Six months later, a knot in my breast has me complaining to my primary care physician. His face grave, he sends me for scans the next day. Concerned, they biopsy the following day and I get the call I fear.
But it can’t be…I must raise my family. Could it be that God would bless me with the family of my dreams only to take it away? To take me away from them? I won’t be able to celebrate their milestones, guide them through their trials, and love them. Have I spent so much time waiting to be here that I’ve missed all there is to my life? “It wasn’t enough living.”
“It’s never enough,” my mom explains. “You always want more.”
I contemplate her words as I wait for my chemotherapy and chat with another patient whose prognosis is graver than mine. She sits with her grown daughter and grandchild. “Life is so unfair. Eighty-five years is not enough.”
I bite my tongue. Oh, to live until eighty-five! Even eighty—the average American life span I’d assumed would be mine, now seems unlikely.
My husband and I arrive home that evening and discover my mother-in-law has cleaned my kitchen while she watched our boys. I’m not surprised, she’s family after all. My mother helps all her tired body will allow, too. That’s what family members do.
Two days later, after sleeping most of the afternoon, I’m starting to feel better following the chemical onslaught.
A friend from church arrives at my door with an assortment of the best BBQ in the city. While we hug, an elderly woman from our congregation smiles through my glass door. I open the door and she wheels in a luggage cart of food for my freezer.
“Just so you don’t have to shop this week.” She grins and gives me a side hug.
Through my illness, once again my definition of family grows. People I know and love and others I’ve never met before remind me how large my family has become. They do my laundry, organize my kid’s rooms, and cook us dinner. Not just on occasion but all during my chemotherapy, surgery, and radiation treatments.
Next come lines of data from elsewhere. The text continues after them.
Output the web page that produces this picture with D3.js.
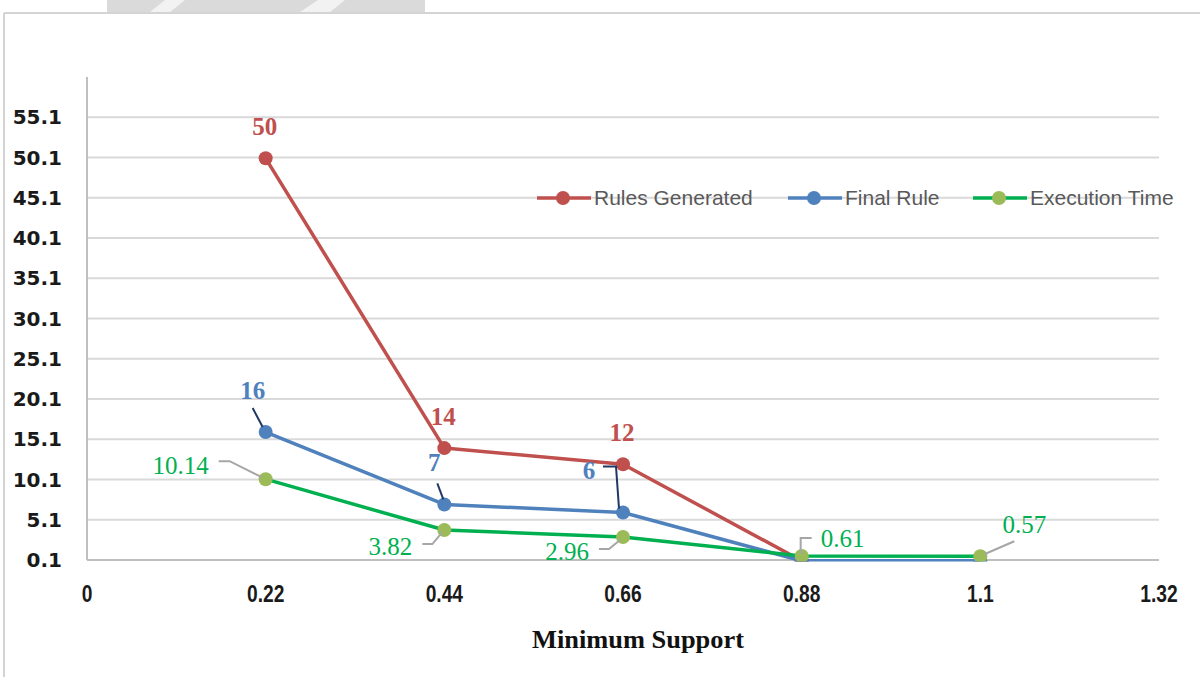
<!DOCTYPE html>
<html>
<head>
<meta charset="utf-8">
<script src="https://cdn.jsdelivr.net/npm/d3@7/dist/d3.min.js"></script>
<style>
  html, body { margin: 0; padding: 0; background: #fff; }
  svg { display: block; }
</style>
</head>
<body>
<svg id="chart" width="1200" height="677"></svg>
<script>
// Minimum support levels on the x axis
const support = [0.22, 0.44, 0.66, 0.88, 1.1];
const xTicks = [0, 0.22, 0.44, 0.66, 0.88, 1.1, 1.32];
const xTickLabels = ["0", "0.22", "0.44", "0.66", "0.88", "1.1", "1.32"];
const yTicks = [0.1, 5.1, 10.1, 15.1, 20.1, 25.1, 30.1, 35.1, 40.1, 45.1, 50.1, 55.1];

// Series values
const rulesGenerated = [50, 14, 12, 0];
const finalRule = [16, 7, 6, 0, 0];
const executionTime = [10.14, 3.82, 2.96, 0.61, 0.57];

const seriesNames = ["Rules Generated", "Final Rule", "Execution Time"];

const svg = d3.select("#chart");
const W = 1200, H = 677;

// page frame and faint background shape above it
svg.append("rect").attr("x", 107).attr("y", 0).attr("width", 318).attr("height", 12).attr("fill", "#dadada");
svg.append("path").attr("d", "M150,12 L165,0 L185,0 L170,12 Z M300,12 L318,0 L345,0 L330,12 Z").attr("fill", "#f2f2f2");
svg.append("line").attr("x1", 4).attr("x2", W).attr("y1", 13).attr("y2", 13).attr("stroke", "#d4d4d4").attr("stroke-width", 2);
svg.append("line").attr("x1", 4).attr("x2", 4).attr("y1", 13).attr("y2", H).attr("stroke", "#d4d4d4").attr("stroke-width", 2);

const x = d3.scaleLinear().domain([0, 1.32]).range([87, 1159]);
const y = d3.scaleLinear().domain([0.1, 60.1]).range([560, 77]);

// plot area clip: values under the axis minimum are cut at the baseline
svg.append("clipPath").attr("id", "plotClip").append("rect")
  .attr("x", 0).attr("y", 0).attr("width", W).attr("height", y(0.1) + 1.5);

// gridlines
svg.append("g").selectAll("line").data(yTicks.slice(1)).join("line")
  .attr("x1", x(0)).attr("x2", x(1.32))
  .attr("y1", d => y(d)).attr("y2", d => y(d))
  .attr("stroke", "#d9d9d9").attr("stroke-width", 2);

// axes lines
svg.append("line").attr("x1", x(0)).attr("x2", x(0)).attr("y1", y(60.1)).attr("y2", y(0.1))
  .attr("stroke", "#bfbfbf").attr("stroke-width", 2);
svg.append("line").attr("x1", x(0)).attr("x2", x(1.32)).attr("y1", y(0.1)).attr("y2", y(0.1))
  .attr("stroke", "#bfbfbf").attr("stroke-width", 2);

// y tick labels
svg.append("g").selectAll("text").data(yTicks).join("text")
  .attr("x", 62).attr("y", d => y(d)).attr("dy", "0.36em")
  .attr("text-anchor", "end")
  .style("font-family", "'DejaVu Sans', sans-serif").style("font-weight", "bold").style("font-size", "20px")
  .attr("fill", "#1a1a1a")
  .text(d => d.toFixed(1));

// x tick labels (condensed)
svg.append("g").selectAll("text").data(xTicks).join("text")
  .attr("transform", d => `translate(${x(d)},593) scale(0.8,1)`)
  .attr("dy", "0.36em")
  .attr("text-anchor", "middle")
  .style("font-family", "'Liberation Sans', sans-serif").style("font-weight", "bold").style("font-size", "24px")
  .attr("fill", "#1a1a1a")
  .text((d, i) => xTickLabels[i]);

// x axis title
svg.append("text").attr("x", 638).attr("y", 648)
  .attr("text-anchor", "middle")
  .attr("textLength", 212).attr("lengthAdjust", "spacingAndGlyphs")
  .style("font-family", "'Liberation Serif', serif").style("font-weight", "bold").style("font-size", "25px")
  .attr("fill", "#111")
  .text("Minimum  Support");

const colors = {
  red: "#C0504D", blue: "#4F81BD", greenLine: "#00B050", greenMarker: "#9BBB59",
  navy: "#1F3864", leader: "#a6a6a6"
};

const line = d3.line().x(d => x(d[0])).y(d => y(d[1]));
const series = [
  { name: seriesNames[0], values: rulesGenerated, stroke: colors.red, fill: colors.red },
  { name: seriesNames[1], values: finalRule, stroke: colors.blue, fill: colors.blue },
  { name: seriesNames[2], values: executionTime, stroke: colors.greenLine, fill: colors.greenMarker }
];

const marks = svg.append("g").attr("clip-path", "url(#plotClip)");
series.forEach(s => {
  const pts = s.values.map((v, i) => [support[i], v]);
  marks.append("path").attr("d", line(pts)).attr("fill", "none")
    .attr("stroke", s.stroke).attr("stroke-width", 3.5).attr("stroke-linejoin", "round");
});
series.forEach(s => {
  const pts = s.values.map((v, i) => [support[i], v]);
  marks.append("g").selectAll("circle").data(pts).join("circle")
    .attr("cx", d => x(d[0])).attr("cy", d => y(d[1])).attr("r", 7)
    .attr("fill", s.fill);
});

// data labels
const labelFont = "'Liberation Serif', serif";
function label(txt, lx, ly, color, bold) {
  svg.append("text").attr("x", lx).attr("y", ly).attr("dy", "0.35em")
    .attr("text-anchor", "middle")
    .style("font-family", labelFont).style("font-size", "25px")
    .style("font-weight", bold ? "bold" : "normal")
    .attr("fill", color).text(txt);
}
function leader(points, color) {
  svg.append("path").attr("d", d3.line()(points)).attr("fill", "none")
    .attr("stroke", color).attr("stroke-width", 2);
}

// Rules Generated labels, placed above the points
[0, 1, 2].forEach(i => {
  label(String(rulesGenerated[i]), x(support[i]) - 1, y(rulesGenerated[i]) - 32, colors.red, true);
});

// Final Rule labels with leader lines
{
  const px0 = x(support[0]), py0 = y(finalRule[0]);
  label(String(finalRule[0]), px0 - 13, py0 - 42, colors.blue, true);
  leader([[px0 - 13, py0 - 24], [px0 - 3, py0 - 5]], colors.navy);
  const px1 = x(support[1]), py1 = y(finalRule[1]);
  label(String(finalRule[1]), px1 - 10, py1 - 42, colors.blue, true);
  leader([[px1 - 7, py1 - 21], [px1 - 1, py1 - 5]], colors.navy);
  const px2 = x(support[2]), py2 = y(finalRule[2]);
  label(String(finalRule[2]), px2 - 34, py2 - 42, colors.blue, true);
  leader([[px2 - 20, py2 - 46], [px2 - 7, py2 - 46], [px2 - 4, py2 - 4]], colors.navy);
}

// Execution Time labels with leader lines
{
  const g = colors.greenLine;
  const p = executionTime.map((v, i) => [x(support[i]), y(v)]);
  label(executionTime[0].toFixed(2), p[0][0] - 85, p[0][1] - 14, g, false);
  leader([[p[0][0] - 47, p[0][1] - 18], [p[0][0] - 36, p[0][1] - 18], [p[0][0] - 4, p[0][1] - 2]], colors.leader);
  label(executionTime[1].toFixed(2), p[1][0] - 54, p[1][1] + 16, g, false);
  leader([[p[1][0] - 22, p[1][1] + 14], [p[1][0] - 12, p[1][1] + 14], [p[1][0] - 2, p[1][1] + 2]], colors.leader);
  label(executionTime[2].toFixed(2), p[2][0] - 56, p[2][1] + 14, g, false);
  leader([[p[2][0] - 24, p[2][1] + 12], [p[2][0] - 14, p[2][1] + 12], [p[2][0] - 3, p[2][1] + 3]], colors.leader);
  label(executionTime[3].toFixed(2), p[3][0] + 41, p[3][1] - 18, g, false);
  leader([[p[3][0] - 1, p[3][1] - 2], [p[3][0] - 1, p[3][1] - 18], [p[3][0] + 10, p[3][1] - 18]], colors.leader);
  label(executionTime[4].toFixed(2), p[4][0] + 44, p[4][1] - 32, g, false);
  leader([[p[4][0] + 4, p[4][1] - 2], [p[4][0] + 34, p[4][1] - 15]], colors.leader);
}

// legend
const legendItems = [
  { name: seriesNames[0], x0: 537, stroke: colors.red, fill: colors.red },
  { name: seriesNames[1], x0: 788, stroke: colors.blue, fill: colors.blue },
  { name: seriesNames[2], x0: 973, stroke: colors.greenLine, fill: colors.greenMarker }
];
const ly = 198;
legendItems.forEach(it => {
  const gL = svg.append("g");
  gL.append("line").attr("x1", it.x0).attr("x2", it.x0 + 54).attr("y1", ly).attr("y2", ly)
    .attr("stroke", it.stroke).attr("stroke-width", 3.5);
  gL.append("circle").attr("cx", it.x0 + 26).attr("cy", ly).attr("r", 7).attr("fill", it.fill);
  gL.append("text").attr("x", it.x0 + 57).attr("y", ly).attr("dy", "0.35em")
    .style("font-family", "'Liberation Sans', sans-serif").style("font-size", "21px")
    .attr("fill", "#595959").text(it.name);
});
</script>
</body>
</html>
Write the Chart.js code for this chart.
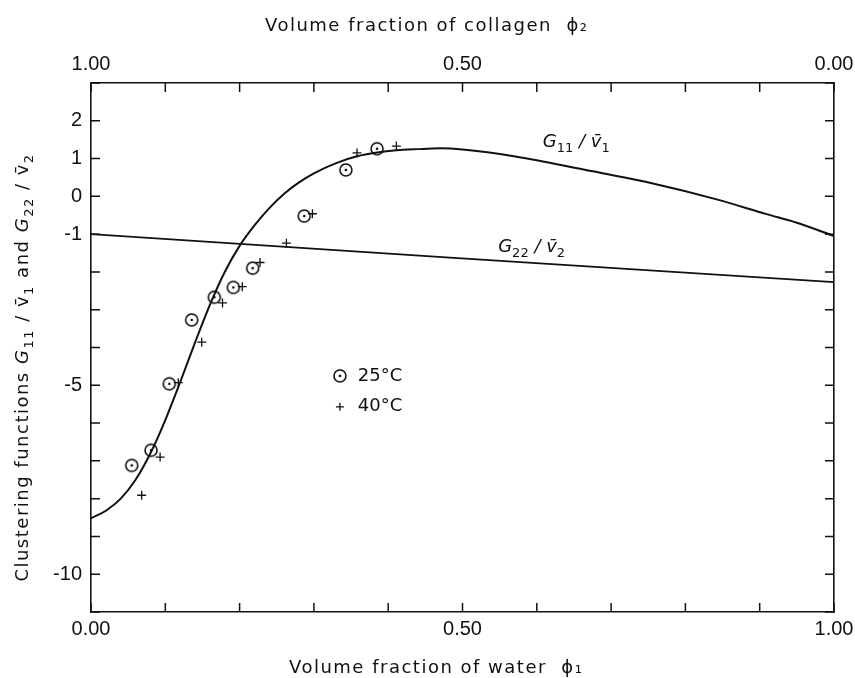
<!DOCTYPE html>
<html><head><meta charset="utf-8">
<script src="https://cdn.jsdelivr.net/npm/chart.js@4/dist/chart.umd.min.js"></script>
<style>html,body{margin:0;padding:0;background:#fff;}#wrap{width:855px;height:678px;}</style>
</head><body><div id="wrap"><canvas id="c" width="855" height="678"></canvas></div>
<script>
// ---- data ----
const phiCurve = [0, 0.02, 0.04, 0.06, 0.08, 0.1, 0.12, 0.14, 0.16, 0.18, 0.2, 0.22, 0.24, 0.26, 0.28, 0.3, 0.33, 0.358, 0.385, 0.411, 0.44, 0.47, 0.5, 0.573, 0.663, 0.752, 0.842, 0.909, 0.95, 1.0];
const g11Curve = [-8.52, -8.32, -8.0, -7.5, -6.8, -5.92, -4.92, -3.87, -2.87, -2.0, -1.31, -0.77, -0.31, 0.07, 0.37, 0.61, 0.88, 1.06, 1.16, 1.22, 1.25, 1.27, 1.24, 1.05, 0.71, 0.36, -0.08, -0.47, -0.7, -1.05];
const phiG22 = [0, 0.483, 1.0];
const g22Curve = [-1.0, -1.62, -2.27];
const phi25 = [0.0548, 0.0808, 0.1054, 0.1355, 0.166, 0.1916, 0.2176, 0.287, 0.343, 0.385];
const g25 = [-7.12, -6.72, -4.96, -3.27, -2.67, -2.41, -1.90, -0.52, 0.70, 1.26];
const phi40 = [0.0682, 0.093, 0.1175, 0.149, 0.177, 0.2036, 0.2275, 0.263, 0.298, 0.358, 0.411];
const g40 = [-7.91, -6.90, -4.93, -3.86, -2.82, -2.39, -1.75, -1.24, -0.46, 1.15, 1.33];

const xLabelValues = [0, 0.5, 1];
const xTickLabels = ['0.00', '0.50', '1.00'];
const topLabelValues = [1, 0.5, 0];
const topTickLabels = ['1.00', '0.50', '0.00'];
const yLabelValues = [2, 1, 0, -1, -5, -10];
const yTickLabels = ['2', '1', '0', '-1', '-5', '-10'];

const xTitle = 'Volume fraction of water  \u03d5\u2081';
const topTitle = 'Volume fraction of collagen  \u03d5\u2082';
const legendLabels = ['25\u00b0C', '40\u00b0C'];

// ---- helpers ----
const INK = '#111';
const pts = (xs, ys) => xs.map((x, i) => ({x, y: ys[i]}));
function circleDot() {
  const c = document.createElement('canvas'); c.width = 16; c.height = 16;
  const g = c.getContext('2d');
  g.strokeStyle = '#000'; g.lineWidth = 1.5;
  g.beginPath(); g.arc(8, 8, 6, 0, Math.PI * 2); g.stroke();
  g.fillStyle = '#000'; g.beginPath(); g.arc(8, 8, 1.3, 0, Math.PI * 2); g.fill();
  return c;
}
const circImg = circleDot();
const labelCb = (vals, labs) => (v) => {
  const i = vals.findIndex(a => Math.abs(a - v) < 1e-6);
  return i >= 0 ? labs[i] : '';
};
const FONT = '"DejaVu Sans", sans-serif';
function drawRich(ctx, segs, x, y, size, align) {
  const parts = segs.map(([t, st]) => {
    const sub = st.includes('s');
    const f = (st.includes('i') ? 'italic ' : '') + (sub ? Math.round(size * 0.72) : size) + 'px ' + FONT;
    ctx.font = f;
    return {t, f, sub, w: ctx.measureText(t).width};
  });
  const total = parts.reduce((a, p) => a + p.w, 0);
  let cx = align === 'center' ? x - total / 2 : x;
  parts.forEach(p => {
    ctx.font = p.f;
    ctx.fillText(p.t, cx, p.sub ? y + size * 0.28 : y);
    cx += p.w;
  });
}

const decor = {
  id: 'decor',
  afterDraw(chart) {
    const {ctx, chartArea: a, scales} = chart;
    const {x, y, x2} = scales;
    ctx.save();
    // inward tick marks
    ctx.strokeStyle = INK; ctx.lineWidth = 1.5;
    const L = 9;
    ctx.beginPath();
    x.ticks.forEach(t => { const p = x.getPixelForValue(t.value); ctx.moveTo(p, a.bottom); ctx.lineTo(p, a.bottom - L); });
    x2.ticks.forEach(t => { const p = x2.getPixelForValue(t.value); ctx.moveTo(p, a.top); ctx.lineTo(p, a.top + L); });
    y.ticks.forEach(t => { const p = y.getPixelForValue(t.value);
      ctx.moveTo(a.left, p); ctx.lineTo(a.left + L, p);
      ctx.moveTo(a.right, p); ctx.lineTo(a.right - L, p); });
    ctx.stroke();

    ctx.fillStyle = INK; ctx.textBaseline = 'alphabetic'; ctx.textAlign = 'left';
    ctx.letterSpacing = '1.5px';
    // axis titles
    ctx.font = '18px ' + FONT;
    ctx.fillText(xTitle, a.left + 198, 673);
    ctx.fillText(topTitle, a.left + 174, 31);
    // y title (rotated)
    ctx.save();
    ctx.translate(28, (a.top + a.bottom) / 2 + 20);
    ctx.rotate(-Math.PI / 2);
    drawRich(ctx, [['Clustering functions ', 'n'], ['G', 'i'], ['11', 's'], [' / ', 'n'], ['v\u0304', 'n'], ['1', 's'],
      [' and ', 'n'], ['G', 'i'], ['22', 's'], [' / ', 'n'], ['v\u0304', 'n'], ['2', 's']], 0, 0, 18, 'center');
    ctx.restore();
    ctx.letterSpacing = '0px';
    // curve labels
    drawRich(ctx, [['G', 'i'], ['11', 's'], [' / ', 'i'], ['v\u0304', 'i'], ['1', 's']], x.getPixelForValue(0.608), y.getPixelForValue(1.3), 18, 'left');
    drawRich(ctx, [['G', 'i'], ['22', 's'], [' / ', 'i'], ['v\u0304', 'i'], ['2', 's']], x.getPixelForValue(0.548), y.getPixelForValue(-1.48), 18, 'left');
    // legend
    const lx = x.getPixelForValue(0.335), tx = x.getPixelForValue(0.359);
    const ly1 = y.getPixelForValue(-4.75), ly2 = y.getPixelForValue(-5.57);
    ctx.drawImage(circImg, lx - 8, ly1 - 8);
    ctx.lineWidth = 1.3;
    ctx.beginPath(); ctx.moveTo(lx - 4, ly2); ctx.lineTo(lx + 4, ly2); ctx.moveTo(lx, ly2 - 4); ctx.lineTo(lx, ly2 + 4); ctx.stroke();
    ctx.font = '18px ' + FONT; ctx.textBaseline = 'middle';
    ctx.fillText(legendLabels[0], tx, ly1);
    ctx.fillText(legendLabels[1], tx, ly2);
    ctx.restore();
  }
};

const tickFont = {family: '"Liberation Sans", Arial, sans-serif', size: 20};
const border = {display: true, color: INK, width: 1.6};
const noPad = s => { s.paddingLeft = 0; s.paddingRight = 0; s.paddingTop = 0; s.paddingBottom = 0; };

new Chart(document.getElementById('c'), {
  type: 'scatter',
  data: {
    datasets: [
      {label: 'G11/v1', data: pts(phiCurve, g11Curve), showLine: true, borderColor: INK, borderWidth: 2, pointRadius: 0, cubicInterpolationMode: 'monotone', fill: false},
      {label: 'G22/v2', data: pts(phiG22, g22Curve), showLine: true, borderColor: INK, borderWidth: 1.8, pointRadius: 0, tension: 0, fill: false},
      {label: legendLabels[0], data: pts(phi25, g25), showLine: false, pointStyle: circImg, pointRadius: 6},
      {label: legendLabels[1], data: pts(phi40, g40), showLine: false, pointStyle: 'cross', pointRadius: 4.5, borderColor: INK, borderWidth: 1.3}
    ]
  },
  options: {
    responsive: false, animation: false, devicePixelRatio: 1,
    layout: {padding: 0},
    plugins: {legend: {display: false}, tooltip: {enabled: false}},
    scales: {
      x: {type: 'linear', position: 'bottom', min: 0, max: 1,
        ticks: {stepSize: 0.1, autoSkip: false, maxRotation: 0, padding: 5, color: INK, font: tickFont, callback: labelCb(xLabelValues, xTickLabels)},
        grid: {display: false, drawTicks: false}, border,
        afterFit: s => { s.height = 66; noPad(s); }},
      x2: {type: 'linear', position: 'top', min: 0, max: 1, reverse: true,
        ticks: {stepSize: 0.1, autoSkip: false, maxRotation: 0, padding: 7, color: INK, font: tickFont, callback: labelCb(topLabelValues, topTickLabels)},
        grid: {display: false, drawTicks: false}, border,
        afterFit: s => { s.height = 83; noPad(s); }},
      y: {type: 'linear', position: 'left', min: -11, max: 3,
        ticks: {stepSize: 1, autoSkip: false, padding: 9, color: INK, font: tickFont, callback: labelCb(yLabelValues, yTickLabels)},
        grid: {display: false, drawTicks: false}, border,
        afterFit: s => { s.width = 91; noPad(s); }},
      y2: {type: 'linear', position: 'right', min: -11, max: 3,
        ticks: {display: false, stepSize: 1},
        grid: {display: false, drawTicks: false}, border,
        afterFit: s => { s.width = 21; noPad(s); }}
    }
  },
  plugins: [decor]
});
</script>
</body></html>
A family member is with me during my surgery as the OR nurse. Another family member is the nurse in the recovery room.
Family members surround me. Every. Step. Of. The. Way.
As a teen, God showed me He is the Father to the fatherless, but I didn’t always recognize my brothers and sisters. Until now. Church is more than the social occasion. It’s not just where we find like-minded friends, and a safe place to play. It’s more than a place to learn the Bible. Church is a place to commune with God’s family. My family.
Now, four years out, I have no guarantees that my cancer will not return, no promises I will be able to raise my boys. Instead, I’m certain to encounter more trials, but now more than ever before, I’m certain my family will be there to see me through.